There’s this party coming up in a few weeks that I’m pretty excited about. Its a yearly, movable feast. Last year it was in Taranaki and this year it’s in Christchurch. A couple of hundred of women getting together to celebrate all that is good about women-ness and wellness. A bunch of women with a kaupapa of unconditional support and no judgement. A group of women that have each other’s backs unfailingly and are cheerleaders in all endeavours.
So if these women are so bloody wonderful then why am I driving myself insane worrying about what to wear?
Last year was the first time that I had gone to such a venture. I had to explain to my teenager why it was okay for me to travel to the bottom of the island to stay with a person that I had met on the internet.
“She seems lovely” She could be a man, mum.
“I’m pretty sure she’s not”. She could be a rapist mum.
Lessons in personal safety from the teenager. At least she has listened to something that I have said over the last few years.
With my flights sorted, and my accommodation with potential rapist arranged, I had all this time and little to fret about. So I ruminated, obsessively on WHAT TO WEAR.
It cost a freaking fortune. The dress was cheap enough but then there were two pairs of shoes bought, neither of which were worn on the day. The world’s most expensive bra was also require to go with the dress. It cost twice as much as the dress itself. Then there were two pairs of tights (unworn), a clutch bag, a necklace, nails and make up. Thank heavens for the locks or the hair would have come in to play too. All of this because I wanted to fit in so badly. To not stand out. To be like the others, even though I am a proud non-conformist, sometimes the desired to belong is too much and can only be assuaged by looking the right way.
Turning up at the party, it quickly became evident that all of that obsessing was a bit pointless.

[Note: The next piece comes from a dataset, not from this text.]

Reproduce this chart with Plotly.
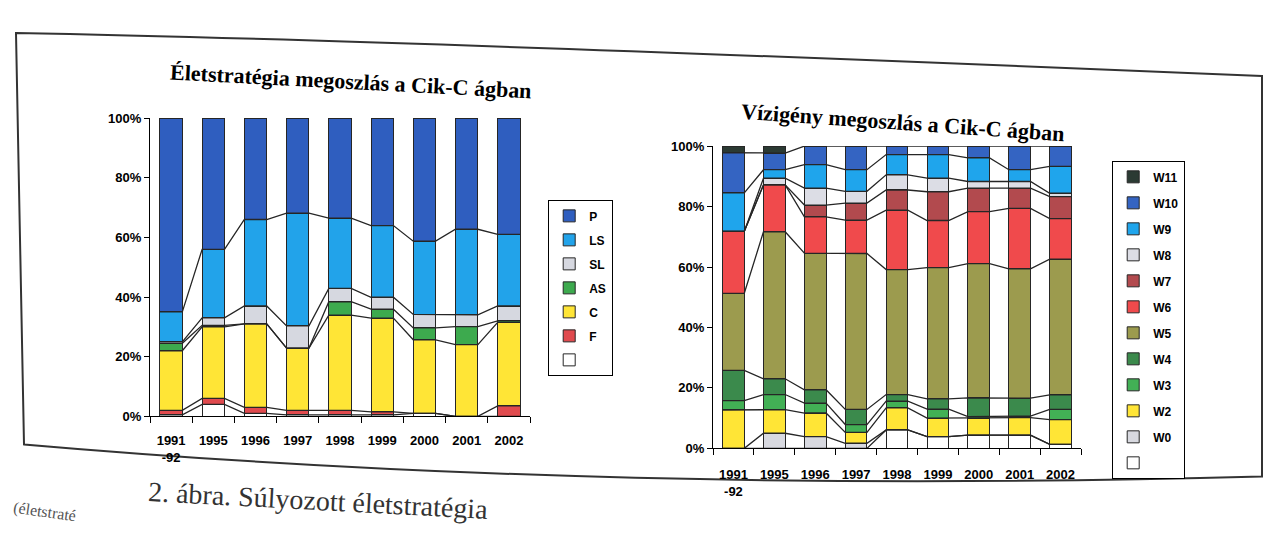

None of the fripperies were required for a good time. What was required was a cheesy playlist and a bunch of interesting women.
So 6 months out from this years party, after booking my flights, I decided that i wouldn’t put myself through the same drama this time. That I would wear the same dress (which hasn’t been out of the wardrobe since) and not wear myself out in the white water of doubt.
3 months out and I bought a new dress, It was cheap and fun and had heaps of room for dinner. I thought it would stop there. It didn’t. New dress meant new shoes. Bought two. Sold one. The other ones are too high and I can only reliably wear them from the bedroom to the lounge. This could mean getting to the bar might prove difficult (although this could be a bonus). The dress needed a jacket too, because I hate spaghetti straps and no amount of hair can cover them up. I’m spending time every evening thing about how my outfit isn’t right. That I’m not right. But why does it even matter?
How can I worry so much about how I present to a group of women that have pretty much pledged themselves to be non judgemental. Its hard to get to the bottom of it. This desire for approval. This is a group that prides itself on its body positivity yet here I am stressing about being too fat for the party, and looking crap in the photos.364 days of the year I don’t worry about such things. I can get changed in a car park. Cope with my skirt falling down in a super market, or going to a show covered in chocolate (this was yesterday. Still raw).
Mostly I’m not easily embarrassed or self conscious. But something about this party activates those hidden beliefs of not measuring up. That there will be 200 women that think…oh, she’s not nearly as strong, nice, smart, funny, pretty in real life. I have created this online persona that is better than the regular me with chocolate in my hair, and spinach in my teeth. And I think that if I just crack it with the outfit, then people won’t notice how fat, crass, tongue tied, and anxious I am.
But writing this helps me to realise that an outfit can’t do all these things. If I haven’t fixed it with therapy then I probably won’t fix it with the perfect pair of nude caged heels.
What will help is remembering how none of this even mattered.
When you’re singing The Gambler, late at night with a woman from the Naki.
When your phone is lost and you know that it will return as you are surrounded by 150 trustworthy people.
When you’re hoovering up the spare food with the Crossfit Coach, the frock doesn’t matter one bit.
Only the genuine connections made with genuine people who have already decided that you are good enough, and non-matching shoes aren’t going to change that opinion one bit.